Retention of Murthy within the promoter group was crucial for Infosys as the company believed the promoters’ relationship would help the company in difficult times
In 2014, when Infosys co-founder N R Narayana Murthy asked the board to reclassify him from promoter to public shareholder, the board persuaded him to continue as promoter, said sources involved in the discussions.
According to the sources, Murthy was not comfortable being responsible as promoter for various decisions the Infosys management would take as he was no longer a part of those decisions.
In 2014, when Murthy had written to the board to reclassify him as a public shareholder, the board had sought legal opinion on the matter. Eventually, it managed to persuade Murthy to put the request in abeyance as they felt he boosted brand value of Infosys.
One of the lawyers involved in the consultation then said the entire promoter group had made similar requests to Infosys but the board had requested them to stay on as promoters.
“This was one of the first instances where Murthy had a disagreement with the management. Murthy felt there was no point in being legally responsible for decisions the management made. Further, being promoter, he could also come under the ambit of insider-trading regulations. However, he was persuaded to stay,” said a source privy to the development. An email sent to Infosys on this issue remained unanswered.

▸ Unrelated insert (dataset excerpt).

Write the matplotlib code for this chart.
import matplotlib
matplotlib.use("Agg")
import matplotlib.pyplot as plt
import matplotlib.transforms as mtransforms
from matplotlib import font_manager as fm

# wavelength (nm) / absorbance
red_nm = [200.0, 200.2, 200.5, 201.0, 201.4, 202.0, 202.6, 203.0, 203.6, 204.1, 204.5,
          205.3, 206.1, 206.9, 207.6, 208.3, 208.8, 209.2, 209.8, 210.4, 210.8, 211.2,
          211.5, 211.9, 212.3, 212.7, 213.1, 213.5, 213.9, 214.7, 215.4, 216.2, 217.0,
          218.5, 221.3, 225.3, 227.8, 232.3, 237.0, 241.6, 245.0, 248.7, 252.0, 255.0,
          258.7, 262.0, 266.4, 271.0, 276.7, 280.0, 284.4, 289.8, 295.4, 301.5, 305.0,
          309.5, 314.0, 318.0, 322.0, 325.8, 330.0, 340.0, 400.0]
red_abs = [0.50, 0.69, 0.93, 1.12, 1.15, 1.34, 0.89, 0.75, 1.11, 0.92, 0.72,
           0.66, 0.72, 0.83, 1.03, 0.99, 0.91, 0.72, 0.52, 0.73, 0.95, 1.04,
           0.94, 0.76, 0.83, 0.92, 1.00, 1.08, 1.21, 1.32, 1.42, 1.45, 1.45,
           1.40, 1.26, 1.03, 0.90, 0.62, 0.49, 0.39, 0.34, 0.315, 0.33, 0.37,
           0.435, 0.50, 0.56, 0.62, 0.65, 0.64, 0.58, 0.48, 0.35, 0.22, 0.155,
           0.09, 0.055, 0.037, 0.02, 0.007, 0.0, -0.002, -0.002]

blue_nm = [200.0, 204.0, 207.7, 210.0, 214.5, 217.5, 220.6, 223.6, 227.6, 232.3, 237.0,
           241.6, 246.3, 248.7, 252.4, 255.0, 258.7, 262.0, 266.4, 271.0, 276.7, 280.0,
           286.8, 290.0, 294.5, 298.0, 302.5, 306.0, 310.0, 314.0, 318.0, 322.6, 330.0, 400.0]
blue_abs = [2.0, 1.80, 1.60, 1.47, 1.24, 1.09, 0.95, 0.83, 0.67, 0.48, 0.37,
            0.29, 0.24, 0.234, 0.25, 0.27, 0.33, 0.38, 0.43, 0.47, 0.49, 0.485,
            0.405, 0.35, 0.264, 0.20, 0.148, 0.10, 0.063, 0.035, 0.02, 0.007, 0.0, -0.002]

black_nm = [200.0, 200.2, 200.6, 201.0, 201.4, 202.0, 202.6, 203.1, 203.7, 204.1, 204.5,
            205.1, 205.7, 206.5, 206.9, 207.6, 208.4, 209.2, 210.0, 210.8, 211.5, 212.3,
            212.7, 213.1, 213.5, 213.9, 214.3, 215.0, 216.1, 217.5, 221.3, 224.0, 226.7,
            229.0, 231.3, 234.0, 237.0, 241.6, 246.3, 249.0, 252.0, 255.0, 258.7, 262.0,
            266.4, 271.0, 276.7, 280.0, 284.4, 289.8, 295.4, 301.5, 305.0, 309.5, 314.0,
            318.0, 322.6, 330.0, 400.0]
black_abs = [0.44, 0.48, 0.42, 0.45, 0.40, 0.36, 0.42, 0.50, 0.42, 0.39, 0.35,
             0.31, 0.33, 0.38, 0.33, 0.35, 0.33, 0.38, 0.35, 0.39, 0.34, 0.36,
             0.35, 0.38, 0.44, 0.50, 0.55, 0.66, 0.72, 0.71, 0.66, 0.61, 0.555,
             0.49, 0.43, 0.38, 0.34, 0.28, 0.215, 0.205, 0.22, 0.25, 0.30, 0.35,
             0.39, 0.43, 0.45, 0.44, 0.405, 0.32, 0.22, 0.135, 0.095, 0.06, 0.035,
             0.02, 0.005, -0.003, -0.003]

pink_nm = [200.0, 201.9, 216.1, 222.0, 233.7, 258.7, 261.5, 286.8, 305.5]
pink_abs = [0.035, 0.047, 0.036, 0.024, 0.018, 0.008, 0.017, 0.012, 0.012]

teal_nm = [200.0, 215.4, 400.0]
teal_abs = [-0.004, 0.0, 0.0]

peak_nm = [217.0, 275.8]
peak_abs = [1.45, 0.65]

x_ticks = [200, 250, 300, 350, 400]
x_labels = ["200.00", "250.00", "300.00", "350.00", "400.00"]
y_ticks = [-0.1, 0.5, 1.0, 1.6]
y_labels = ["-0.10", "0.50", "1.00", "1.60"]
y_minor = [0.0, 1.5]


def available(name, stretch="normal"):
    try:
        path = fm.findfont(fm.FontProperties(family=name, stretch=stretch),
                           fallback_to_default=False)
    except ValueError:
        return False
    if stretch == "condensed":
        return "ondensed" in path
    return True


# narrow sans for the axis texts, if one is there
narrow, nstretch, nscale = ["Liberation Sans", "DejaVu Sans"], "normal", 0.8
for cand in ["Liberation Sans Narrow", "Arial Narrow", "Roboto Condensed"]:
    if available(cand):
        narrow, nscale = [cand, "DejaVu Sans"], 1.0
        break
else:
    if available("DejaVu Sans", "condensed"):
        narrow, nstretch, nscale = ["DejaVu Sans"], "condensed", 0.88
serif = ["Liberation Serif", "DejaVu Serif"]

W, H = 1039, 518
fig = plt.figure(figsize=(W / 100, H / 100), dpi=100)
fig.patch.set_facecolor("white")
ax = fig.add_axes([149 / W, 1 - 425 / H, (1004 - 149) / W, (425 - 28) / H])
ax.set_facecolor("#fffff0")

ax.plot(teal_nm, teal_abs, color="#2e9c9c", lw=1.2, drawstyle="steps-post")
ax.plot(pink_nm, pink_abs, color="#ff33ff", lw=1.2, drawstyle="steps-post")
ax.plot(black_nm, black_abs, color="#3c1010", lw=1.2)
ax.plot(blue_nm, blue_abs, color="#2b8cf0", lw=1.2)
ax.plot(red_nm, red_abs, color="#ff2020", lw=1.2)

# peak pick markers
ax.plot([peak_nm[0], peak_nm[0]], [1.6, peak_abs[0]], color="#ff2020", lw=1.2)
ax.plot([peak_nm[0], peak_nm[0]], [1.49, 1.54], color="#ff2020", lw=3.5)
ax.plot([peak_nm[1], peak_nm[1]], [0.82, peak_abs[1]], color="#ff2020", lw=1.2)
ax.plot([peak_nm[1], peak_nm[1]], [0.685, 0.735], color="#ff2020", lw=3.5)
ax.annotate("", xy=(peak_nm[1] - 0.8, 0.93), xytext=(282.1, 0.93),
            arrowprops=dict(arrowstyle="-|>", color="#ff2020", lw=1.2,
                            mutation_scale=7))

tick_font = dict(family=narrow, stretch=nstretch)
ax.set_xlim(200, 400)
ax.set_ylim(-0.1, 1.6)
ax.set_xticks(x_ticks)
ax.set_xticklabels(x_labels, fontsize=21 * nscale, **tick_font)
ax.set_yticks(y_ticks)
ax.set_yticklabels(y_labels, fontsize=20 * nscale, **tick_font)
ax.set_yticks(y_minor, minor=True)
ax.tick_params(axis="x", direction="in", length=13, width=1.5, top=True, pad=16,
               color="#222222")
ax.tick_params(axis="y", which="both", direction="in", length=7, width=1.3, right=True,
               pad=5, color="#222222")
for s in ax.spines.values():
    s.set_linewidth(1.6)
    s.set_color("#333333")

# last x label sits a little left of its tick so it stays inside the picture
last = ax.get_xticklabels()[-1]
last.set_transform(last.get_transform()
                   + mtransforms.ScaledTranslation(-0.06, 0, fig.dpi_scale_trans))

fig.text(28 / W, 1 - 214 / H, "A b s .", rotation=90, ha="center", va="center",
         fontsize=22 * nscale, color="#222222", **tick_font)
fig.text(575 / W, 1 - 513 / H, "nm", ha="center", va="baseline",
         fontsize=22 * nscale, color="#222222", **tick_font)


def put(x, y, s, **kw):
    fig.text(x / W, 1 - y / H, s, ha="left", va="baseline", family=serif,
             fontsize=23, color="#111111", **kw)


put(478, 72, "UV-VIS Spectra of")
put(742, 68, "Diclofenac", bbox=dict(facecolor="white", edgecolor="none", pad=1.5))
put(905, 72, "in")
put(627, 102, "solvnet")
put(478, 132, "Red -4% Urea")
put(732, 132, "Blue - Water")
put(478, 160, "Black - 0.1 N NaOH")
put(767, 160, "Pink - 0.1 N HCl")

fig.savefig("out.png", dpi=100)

Experts say retention of Murthy within the promoter group was crucial for Infosys as the company believed the promoters’ relationship would help the company in difficult times. FY14 was the last year Infosys clocked revenue growth of plus 20 per cent.
By FY15, growth was down to 6.4 per cent, Capitaline data showed. In such circumstances, an exit by a promoter could have triggered fears among shareholders and clients.
Infosys co-founders and their families together own 12.75 per cent in the company.
Under Securities and Exchange Board of India (Sebi) rules, promoters carry several responsibilities and have a considerable exposure to litigation in case anything goes wrong. Further, they come under the definition of “insiders” under Sebi Prohibition of Insider Trading Regulations, bringing their transactions under the market regulator’s scrutiny.
“There are scores of regulations not just under Sebi but also under the Companies Act which hold promoters responsible for any wrongdoing. In short, promoters can be pulled up for any wrongdoing that goes beyond negligence,” said Sandeep Parekh, founder, Finsec Law Advisors.
Murthy’s request to be classified as public shareholder had led Sebi to reconsider the regulatory framework around promoters. Until then, there was no formal procedure to reclassify a promoter.
The market regulator had floated a discussion paper on the subject in June 2015, specifying the circumstances under which such reclassification could be considered. However, the rules were kept rigid in order to prevent misuse.
“Sebi, through Listing Obligations and Disclosure Requirements Regulations, has permitted reclassification of promoters and promoter group under certain circumstances and has delegated the power to the stock exchanges to approve such requests.
Reclassification may be sought in case of an open offer, transmission/inheritance/succession, where the listed entity is being professionally managed and no person or group holding more than one per cent of the total paid-up capital on fully diluted basis, and, where the persons listed as promoters and seeking reclassification are not involved in the day-to-day management of the listed entity nor are in control of the listed entity, and conditions for the same have been prescribed,” said Inder Mohan, partner at law firm Shardul Amarchand Mangaldas.
Murthy owns 0.38 per cent stake in the company directly, while his family holds 3.44 per cent stake. Murthy’s family is the single largest shareholder in the company.